Which “Significance” are we testing?

Show the code
interact_lm <- lm(body_mass_g ~ species * flipper_length_mm, data = penguins)
  • Significance of species?
  • Significance of the interaction?

It depends on the context!

Significance of the Interaction

This is just an ESS for a model with versus without the interaction term:

Show the code
interact_lm <- lm(body_mass_g ~ species * flipper_length_mm, data = penguins)
base_lm <- lm(body_mass_g ~ species + flipper_length_mm, data = penguins)
anova(interact_lm, base_lm)
Analysis of Variance Table

Model 1: body_mass_g ~ species * flipper_length_mm
Model 2: body_mass_g ~ species + flipper_length_mm
  Res.Df      RSS Df Sum of Sq     F   Pr(>F)   
1    327 44391669                               
2    329 45843144 -2  -1451475 5.346 0.005193 **
---
Signif. codes:  0 '***' 0.001 '**' 0.01 '*' 0.05 '.' 0.1 ' ' 1

The difference in \(SS_{Reg}\) is significant - what does that mean?

ANCOVA

If g is a categorical variable, then:

  • lm(y ~ g) is a t-test (with equal variance) if g is binary
  • lm(y ~ g) is an ANOVA if g has more than 2 categories
  • lm(y ~ x * g) is an ANCOVA model
    • ANalysis of COVAriance.

Main idea: Is the covariance (or correlation) between \(x\) and \(y\) different for different categories of \(g\)?

  • Only a small extension to ANOVA
    • t-test: exactly 2 means
    • ANOVA: 2+ means
    • ANCOVA: 2+ covariances

Beyond \(x\) and \(g\)

  • In the simple cases, we’re doing t-test, ANOVA, or ANCOVA.
  • Beyond this, we’re just doing regression, no special names.
    • “Controlling for” is a term we might use later.
  • Choosing interaction terms is hard.
    • ggplot2 makes parts of it a lot easier.

16.3 Significance of a Group

Output of summary.lm()

The output compares each slope to 0.

  • For a categorical predictor, this tests if a category is different from the reference.

There is not an easy built-in way to check significance of a specific group

  • For example, we may want to test for equality of intercepts and slopes for Chinstrap and Gentoo penguins, allowing Adelie to have separate values.
    • Test for equality of slopes is something covered in the textbook
    • Alternative: Change Reference group and use ESS

Changing the reference group

Suppose we want to compare Gentoo and Chinstrap penguins.
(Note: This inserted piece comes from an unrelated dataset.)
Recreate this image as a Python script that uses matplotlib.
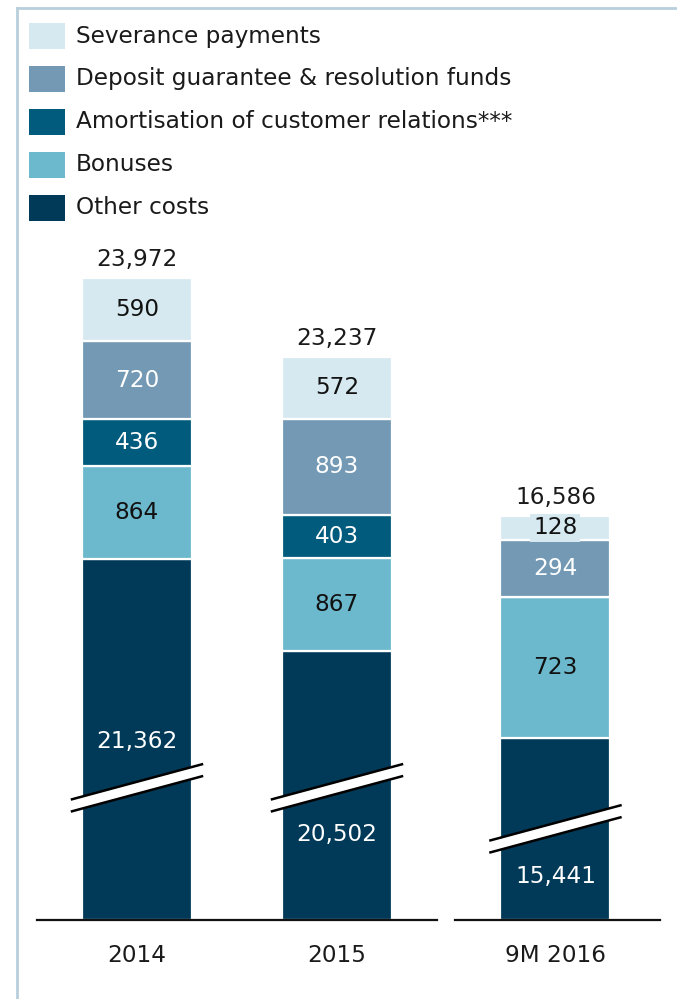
import matplotlib
matplotlib.use('Agg')
import numpy as np
from matplotlib import pyplot as plt
from matplotlib.patches import Rectangle, Polygon
from matplotlib.lines import Line2D
from matplotlib.transforms import IdentityTransform

plt.rcParams['font.family'] = ['DejaVu Sans']

# cost components per period (EUR m)
periods = ['2014', '2015', '9M 2016']
series = ['Other costs', 'Bonuses', 'Amortisation of customer relations***',
          'Deposit guarantee & resolution funds', 'Severance payments']
other_costs = [21362, 20502, 15441]
bonuses = [864, 867, 723]
amortisation = [436, 403, 0]
deposit_funds = [720, 893, 294]
severance = [590, 572, 128]
totals = [23972, 23237, 16586]

colors = ['#003a58', '#6cb9cd', '#005b7c', '#7399b4', '#d6e9f1']
text_colors = ['white', '#111111', 'white', 'white', '#111111']
DARK = '#1a1a1a'
FS = 16.7

W, H, DPI = 677, 999, 100
fig = plt.figure(figsize=(W / DPI, H / DPI), dpi=DPI)


def px_box(x0, x1, y_bottom, y_top):
    # pixel coords (from top-left) -> figure fraction rect
    return [x0 / W, 1 - y_bottom / H, (x1 - x0) / W, (y_bottom - y_top) / H]


# two panels: full years share one cut scale, 9M 2016 sits on its own
ax1 = fig.add_axes(px_box(37, 437, 920, 240))
ax2 = fig.add_axes(px_box(455, 660, 920, 240))
ax1.set_ylim(18000, 24326)
ax1.set_xlim(-0.5, 1.5)
ax2.set_ylim(14500, 18007)
ax2.set_xlim(-0.49, 0.51)

panels = [(ax1, [0, 1], 0.55), (ax2, [2], 0.537)]
stack = [other_costs, bonuses, amortisation, deposit_funds, severance]

# where the other-costs bar gets cut, and where its label sits
break_at = {0: 19230, 1: 19230, 2: 14970}
other_label_at = {0: 19656, 1: 18791, 2: 14722}

for ax, idx, width in panels:
    xs = np.arange(len(idx))
    base = np.full(len(idx), float(ax.get_ylim()[0]))
    for k, vals in enumerate(stack):
        v = np.array([vals[i] for i in idx], dtype=float)
        bottom = base.copy()
        if k == 0:
            heights = v - base
        else:
            heights = v
        ax.bar(xs, heights, width, bottom=bottom, color=colors[k],
               edgecolor='white', linewidth=1.6, zorder=2)
        for j, i in enumerate(idx):
            if v[j] == 0:
                continue
            if k == 0:
                y = other_label_at[i]
            else:
                y = bottom[j] + heights[j] / 2
            kw = {}
            if k == 4 and heights[j] < 200:
                kw['bbox'] = dict(boxstyle='square,pad=0.12', fc=colors[4], ec='none')
            ax.text(xs[j], y, f'{int(v[j]):,}', ha='center', va='center',
                    color=text_colors[k], fontsize=FS, zorder=5, **kw)
        base = bottom + heights
    for j, i in enumerate(idx):
        ax.annotate(f'{totals[i]:,}', (xs[j], base[j]), xytext=(0, 5),
                    textcoords='offset points', ha='center', va='bottom',
                    color=DARK, fontsize=FS)

    ax.set_xticks(xs)
    ax.set_xticklabels([periods[i] for i in idx], fontsize=FS, color=DARK)
    ax.tick_params(axis='x', length=0, pad=17)
    ax.set_yticks([])
    for s in ['top', 'right', 'left']:
        ax.spines[s].set_visible(False)
    ax.spines['bottom'].set_linewidth(1.6)
    ax.spines['bottom'].set_color('#111111')

# axis break marks drawn in pixel space across each bar
fig.canvas.draw()
for ax, idx, width in panels:
    for j, i in enumerate(idx):
        cx, cy = ax.transData.transform((j, break_at[i]))
        half_w, rise, gap = 65, 17.5, 6
        top_line = [(cx - half_w, cy - rise + gap), (cx + half_w, cy + rise + gap)]
        bot_line = [(cx - half_w, cy - rise - gap), (cx + half_w, cy + rise - gap)]
        band = Polygon(top_line + bot_line[::-1], closed=True, fc='white',
                       ec='none', transform=IdentityTransform(), zorder=6)
        fig.add_artist(band)
        for ln in (top_line, bot_line):
            (x0, y0), (x1, y1) = ln
            fig.add_artist(Line2D([x0, x1], [y0, y1], color='black', lw=1.8,
                                  transform=IdentityTransform(), zorder=7))

# legend, top entry = top of stack
for r, k in enumerate(range(len(series) - 1, -1, -1)):
    yc = 36 + r * 43
    fig.add_artist(Rectangle((29 / W, 1 - (yc + 13) / H), 36 / W, 26 / H,
                             transform=fig.transFigure, fc=colors[k], ec='none'))
    fig.text(76 / W, 1 - yc / H, series[k], ha='left', va='center',
             fontsize=FS, color=DARK)

# thin frame on the left and top
frame = '#b9cfdd'
fig.add_artist(Line2D([17 / W, 17 / W], [0, 1 - 8 / H], color=frame, lw=2,
                      transform=fig.transFigure))
fig.add_artist(Line2D([17 / W, 1], [1 - 8 / H, 1 - 8 / H], color=frame, lw=2,
                      transform=fig.transFigure))

fig.savefig('out.png', dpi=DPI)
We can set up our model as: \[ y = \beta_0 + \beta_1I(Gentoo) + \beta_2I(Adelie) + \beta_3flipper_length_mm + \beta_4flipper_length_mmI(Gentoo) + \beta_5flipper_length_mmI(Adelie) \] where now Chinstrap is the reference group.

We can test \(\beta_1=\beta_4 = 0\) using ESS to test whether body_mass_g versus flipper_length_mm is the same in these two categories.

In R, we need to set up our own dummies to do this.:

penguins$species<- relevel(factor(penguins$species), ref = "Gentoo")
levels(penguins$species)
[1] "Gentoo"    "Adelie"    "Chinstrap"

16.4 Exercises

  1. Complete the runnable R code above.